Source data:
************
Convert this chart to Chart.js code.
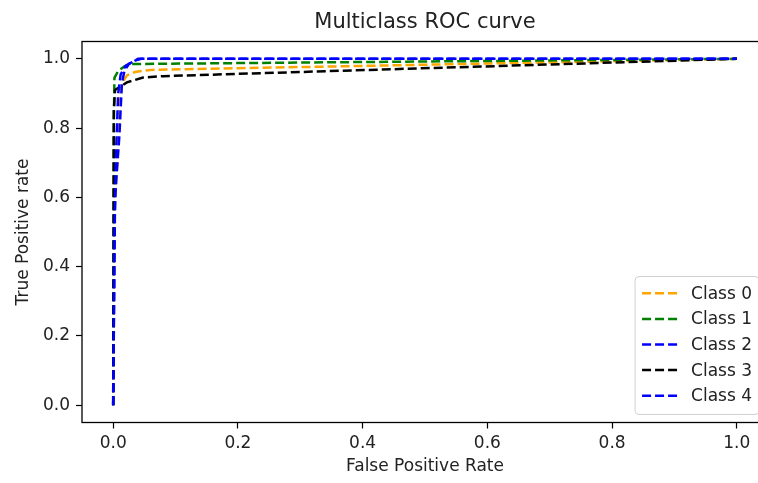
<!DOCTYPE html>
<html>
<head>
<meta charset="utf-8">
<script src="https://cdn.jsdelivr.net/npm/chart.js@4.4.0/dist/chart.umd.min.js"></script>
<style>
  html, body { margin: 0; padding: 0; background: #fff; overflow: hidden; }
  #roc { display: block; }
</style>
</head>
<body>
<canvas id="roc" width="775" height="483"></canvas>
<script>
// ROC points (false positive rate / true positive rate)
const class0Fpr = [0, 0.002, 0.008, 0.011, 0.014, 0.022, 0.035, 0.06, 1];
const class0Tpr = [0, 0.55, 0.75, 0.88, 0.93, 0.952, 0.962, 0.968, 1];
const class1Fpr = [0, 0.001, 0.002, 0.008, 0.018, 0.03, 1];
const class1Tpr = [0, 0.8, 0.945, 0.965, 0.978, 0.985, 1];
const class2Fpr = [0, 0.003, 0.01, 0.014, 0.018, 0.025, 0.04, 1];
const class2Tpr = [0, 0.6, 0.78, 0.93, 0.965, 0.985, 1, 1];
const class3Fpr = [0, 0.001, 0.003, 0.022, 0.048, 0.08, 1];
const class3Tpr = [0, 0.85, 0.91, 0.932, 0.946, 0.95, 1];
const class4Fpr = [0, 0.002, 0.005, 0.008, 0.012, 0.02, 0.035, 0.045, 1];
const class4Tpr = [0, 0.5, 0.75, 0.9, 0.955, 0.98, 0.995, 1, 1];

const classLabels = ['Class 0', 'Class 1', 'Class 2', 'Class 3', 'Class 4'];
const classColors = ['#ffa500', '#008000', '#0000ff', '#000000', '#0000ff'];
const tickValues = [0, 0.2, 0.4, 0.6, 0.8, 1.0];

const FONT = "'DejaVu Sans', sans-serif";
const TEXT = '#222';

const fprs = [class0Fpr, class1Fpr, class2Fpr, class3Fpr, class4Fpr];
const tprs = [class0Tpr, class1Tpr, class2Tpr, class3Tpr, class4Tpr];

const datasets = classLabels.map((label, i) => ({
  label,
  data: fprs[i].map((x, k) => ({ x, y: tprs[i][k] })),
  borderColor: classColors[i],
  borderWidth: 2.5,
  borderDash: [9, 4],
  pointRadius: 0,
  tension: 0,
  fill: false,
  order: classLabels.length - i   // last class drawn on top, like matplotlib
}));

// frame, title and legend drawn matplotlib style
const mplExtras = {
  id: 'mplExtras',
  afterDatasetsDraw(chart) {
    const { ctx, chartArea: a } = chart;
    ctx.save();
    ctx.strokeStyle = '#000';
    ctx.lineWidth = 1.3;
    ctx.strokeRect(a.left, a.top, a.right - a.left, a.bottom - a.top);
    ctx.restore();
  },
  afterDraw(chart) {
    const { ctx, chartArea: a } = chart;
    ctx.save();

    // title
    ctx.fillStyle = TEXT;
    ctx.font = '21px ' + FONT;
    ctx.textAlign = 'center';
    ctx.textBaseline = 'middle';
    ctx.fillText('Multiclass ROC curve', (a.left + a.right) / 2, 23);

    // legend, lower right inside the axes
    const fs = 17;
    ctx.font = fs + 'px ' + FONT;
    const rowH = 25.6;
    const handle = 35, gap = 14, padX = 7, padY = 5;
    const textW = Math.max(...chart.data.datasets.map(d => ctx.measureText(d.label).width));
    const w = padX * 2 + handle + gap + textW;
    const h = padY * 2 + rowH * chart.data.datasets.length;
    const x0 = a.right - 9 - w;
    const y0 = a.bottom - 8 - h;

    ctx.beginPath();
    ctx.roundRect(x0, y0, w, h, 4);
    ctx.fillStyle = 'rgba(255,255,255,0.8)';
    ctx.fill();
    ctx.strokeStyle = '#d0d0d0';
    ctx.lineWidth = 1;
    ctx.stroke();

    chart.data.datasets.forEach((d, i) => {
      const cy = y0 + padY + rowH * (i + 0.5) - 1;
      ctx.beginPath();
      ctx.setLineDash(d.borderDash);
      ctx.strokeStyle = d.borderColor;
      ctx.lineWidth = d.borderWidth;
      ctx.moveTo(x0 + padX, cy);
      ctx.lineTo(x0 + padX + handle, cy);
      ctx.stroke();
      ctx.setLineDash([]);
      ctx.fillStyle = TEXT;
      ctx.textAlign = 'left';
      ctx.textBaseline = 'middle';
      ctx.fillText(d.label, x0 + padX + handle + gap, cy + 1);
    });

    ctx.restore();
  }
};

const axisCommon = {
  type: 'linear',
  min: -0.05,
  max: 1.05,
  border: { display: false },
  grid: {
    drawOnChartArea: false,
    drawTicks: true,
    tickLength: 6,
    tickWidth: 1.2,
    color: '#000'
  },
  afterBuildTicks: (scale) => {
    scale.ticks = tickValues.map(v => ({ value: v }));
  }
};

new Chart(document.getElementById('roc'), {
  type: 'line',
  data: { datasets },
  options: {
    responsive: false,
    animation: false,
    layout: { padding: { top: 41.5, right: 7, left: 0, bottom: 0 } },
    plugins: {
      legend: { display: false },
      title: { display: false },
      tooltip: { enabled: false }
    },
    scales: {
      x: {
        ...axisCommon,
        position: 'bottom',
        ticks: {
          padding: 5,
          color: TEXT,
          font: { family: FONT, size: 17 },
          maxRotation: 0,
          callback: v => v.toFixed(1)
        },
        title: {
          display: true,
          text: 'False Positive Rate',
          color: TEXT,
          font: { family: FONT, size: 17 },
          padding: { top: 0, bottom: 6 }
        },
        afterFit: (scale) => { scale.height = 60.5; }
      },
      y: {
        ...axisCommon,
        position: 'left',
        ticks: {
          padding: 6,
          color: TEXT,
          font: { family: FONT, size: 17 },
          callback: v => v.toFixed(1)
        },
        title: {
          display: true,
          text: 'True Positive rate',
          color: TEXT,
          font: { family: FONT, size: 17 },
          padding: { top: 13, bottom: 0 }
        },
        afterFit: (scale) => { scale.width = 82; }
      }
    }
  },
  plugins: [mplExtras]
});
</script>
</body>
</html>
************
Exercise brief:
Reproduce the whole listing word for word, setting aside any pictures.

Answer to this task:
Convert this chart to Chart.js code.
<!DOCTYPE html>
<html>
<head>
<meta charset="utf-8">
<script src="https://cdn.jsdelivr.net/npm/chart.js@4.4.0/dist/chart.umd.min.js"></script>
<style>
  html, body { margin: 0; padding: 0; background: #fff; overflow: hidden; }
  #roc { display: block; }
</style>
</head>
<body>
<canvas id="roc" width="775" height="483"></canvas>
<script>
// ROC points (false positive rate / true positive rate)
const class0Fpr = [0, 0.002, 0.008, 0.011, 0.014, 0.022, 0.035, 0.06, 1];
const class0Tpr = [0, 0.55, 0.75, 0.88, 0.93, 0.952, 0.962, 0.968, 1];
const class1Fpr = [0, 0.001, 0.002, 0.008, 0.018, 0.03, 1];
const class1Tpr = [0, 0.8, 0.945, 0.965, 0.978, 0.985, 1];
const class2Fpr = [0, 0.003, 0.01, 0.014, 0.018, 0.025, 0.04, 1];
const class2Tpr = [0, 0.6, 0.78, 0.93, 0.965, 0.985, 1, 1];
const class3Fpr = [0, 0.001, 0.003, 0.022, 0.048, 0.08, 1];
const class3Tpr = [0, 0.85, 0.91, 0.932, 0.946, 0.95, 1];
const class4Fpr = [0, 0.002, 0.005, 0.008, 0.012, 0.02, 0.035, 0.045, 1];
const class4Tpr = [0, 0.5, 0.75, 0.9, 0.955, 0.98, 0.995, 1, 1];

const classLabels = ['Class 0', 'Class 1', 'Class 2', 'Class 3', 'Class 4'];
const classColors = ['#ffa500', '#008000', '#0000ff', '#000000', '#0000ff'];
const tickValues = [0, 0.2, 0.4, 0.6, 0.8, 1.0];

const FONT = "'DejaVu Sans', sans-serif";
const TEXT = '#222';

const fprs = [class0Fpr, class1Fpr, class2Fpr, class3Fpr, class4Fpr];
const tprs = [class0Tpr, class1Tpr, class2Tpr, class3Tpr, class4Tpr];

const datasets = classLabels.map((label, i) => ({
  label,
  data: fprs[i].map((x, k) => ({ x, y: tprs[i][k] })),
  borderColor: classColors[i],
  borderWidth: 2.5,
  borderDash: [9, 4],
  pointRadius: 0,
  tension: 0,
  fill: false,
  order: classLabels.length - i   // last class drawn on top, like matplotlib
}));

// frame, title and legend drawn matplotlib style
const mplExtras = {
  id: 'mplExtras',
  afterDatasetsDraw(chart) {
    const { ctx, chartArea: a } = chart;
    ctx.save();
    ctx.strokeStyle = '#000';
    ctx.lineWidth = 1.3;
    ctx.strokeRect(a.left, a.top, a.right - a.left, a.bottom - a.top);
    ctx.restore();
  },
  afterDraw(chart) {
    const { ctx, chartArea: a } = chart;
    ctx.save();

    // title
    ctx.fillStyle = TEXT;
    ctx.font = '21px ' + FONT;
    ctx.textAlign = 'center';
    ctx.textBaseline = 'middle';
    ctx.fillText('Multiclass ROC curve', (a.left + a.right) / 2, 23);

    // legend, lower right inside the axes
    const fs = 17;
    ctx.font = fs + 'px ' + FONT;
    const rowH = 25.6;
    const handle = 35, gap = 14, padX = 7, padY = 5;
    const textW = Math.max(...chart.data.datasets.map(d => ctx.measureText(d.label).width));
    const w = padX * 2 + handle + gap + textW;
    const h = padY * 2 + rowH * chart.data.datasets.length;
    const x0 = a.right - 9 - w;
    const y0 = a.bottom - 8 - h;

    ctx.beginPath();
    ctx.roundRect(x0, y0, w, h, 4);
    ctx.fillStyle = 'rgba(255,255,255,0.8)';
    ctx.fill();
    ctx.strokeStyle = '#d0d0d0';
    ctx.lineWidth = 1;
    ctx.stroke();

    chart.data.datasets.forEach((d, i) => {
      const cy = y0 + padY + rowH * (i + 0.5) - 1;
      ctx.beginPath();
      ctx.setLineDash(d.borderDash);
      ctx.strokeStyle = d.borderColor;
      ctx.lineWidth = d.borderWidth;
      ctx.moveTo(x0 + padX, cy);
      ctx.lineTo(x0 + padX + handle, cy);
      ctx.stroke();
      ctx.setLineDash([]);
      ctx.fillStyle = TEXT;
      ctx.textAlign = 'left';
      ctx.textBaseline = 'middle';
      ctx.fillText(d.label, x0 + padX + handle + gap, cy + 1);
    });

    ctx.restore();
  }
};

const axisCommon = {
  type: 'linear',
  min: -0.05,
  max: 1.05,
  border: { display: false },
  grid: {
    drawOnChartArea: false,
    drawTicks: true,
    tickLength: 6,
    tickWidth: 1.2,
    color: '#000'
  },
  afterBuildTicks: (scale) => {
    scale.ticks = tickValues.map(v => ({ value: v }));
  }
};

new Chart(document.getElementById('roc'), {
  type: 'line',
  data: { datasets },
  options: {
    responsive: false,
    animation: false,
    layout: { padding: { top: 41.5, right: 7, left: 0, bottom: 0 } },
    plugins: {
      legend: { display: false },
      title: { display: false },
      tooltip: { enabled: false }
    },
    scales: {
      x: {
        ...axisCommon,
        position: 'bottom',
        ticks: {
          padding: 5,
          color: TEXT,
          font: { family: FONT, size: 17 },
          maxRotation: 0,
          callback: v => v.toFixed(1)
        },
        title: {
          display: true,
          text: 'False Positive Rate',
          color: TEXT,
          font: { family: FONT, size: 17 },
          padding: { top: 0, bottom: 6 }
        },
        afterFit: (scale) => { scale.height = 60.5; }
      },
      y: {
        ...axisCommon,
        position: 'left',
        ticks: {
          padding: 6,
          color: TEXT,
          font: { family: FONT, size: 17 },
          callback: v => v.toFixed(1)
        },
        title: {
          display: true,
          text: 'True Positive rate',
          color: TEXT,
          font: { family: FONT, size: 17 },
          padding: { top: 13, bottom: 0 }
        },
        afterFit: (scale) => { scale.width = 82; }
      }
    }
  },
  plugins: [mplExtras]
});
</script>
</body>
</html>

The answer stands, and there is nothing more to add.